Together with those who
plant bombs to kill innocent citizens all
over the world, the likes of Saddam are in
the same wagon of murder as the Americans
who dropped bombs on innocent citizens. As I
edited this article, al-Jazeera
reported the death of sixty-five university
students blown up by bombs in Baghdad. This
is madness, not Islam, regardless of what
Osama, al-Zarqawi or al-Zawahiri would say.
Despite its rhetoric, the
West, and US in particular, is yet to prove
its commitment to freedom, democracy and
liberty. The brutal regimes in the Middle
East are sustained and funded by the West. A
recent review of torture in Egypt listed all
the five members of the Security Council as
topping the list of countries that export
torture equipment. America, of course, is
the gold medallist here with seventy-eight
companies. Between 1997 and 2002 alone, US
concluded deals for the provision of torture
equipment worth $97million to Middle Eastern
governments, as shamelessly stated by US
Trade Department!
Now, which freedom and
democracy is Bush talking about in Iraq?
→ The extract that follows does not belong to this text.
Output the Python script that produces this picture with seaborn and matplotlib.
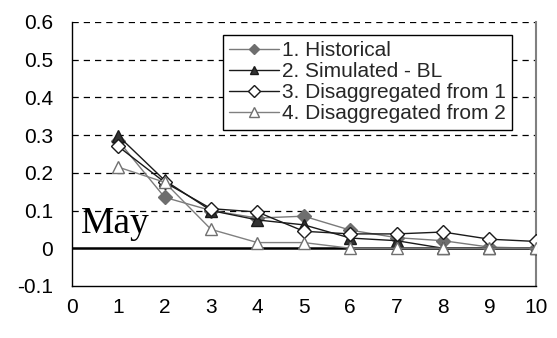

And
from where did Saddam source his VX, sarin,
mustard gas and other chemical weapons? They
were supplied by America, France,
Switzerland, India and China. And since its
application in 1987 until when the US was
prepared to attack Iraq recently, the CIA
continued to misguide the world into
believing that it was the Iranians, not
Saddam, that used chemical weapons attack on
Halabja.
So whom do we support
among the culprits? The likes of Saddam or
America? It is my opinion that we must
condemn both: the dictatorial regimes in the
Middle East on the one hand and the West,
especially America, on whose behalf the
abuses were carried out, on the other. That
is why if Barzan al-Tikriti will be hanged
one million times for his crimes, I will
remain least bothered. But for every
innocent life killed in the jail of Nasser,
or the Palace of the End, or the street of
Baghdad, or the World Trade Centre, or
Darfur, my heart will continue to bleed.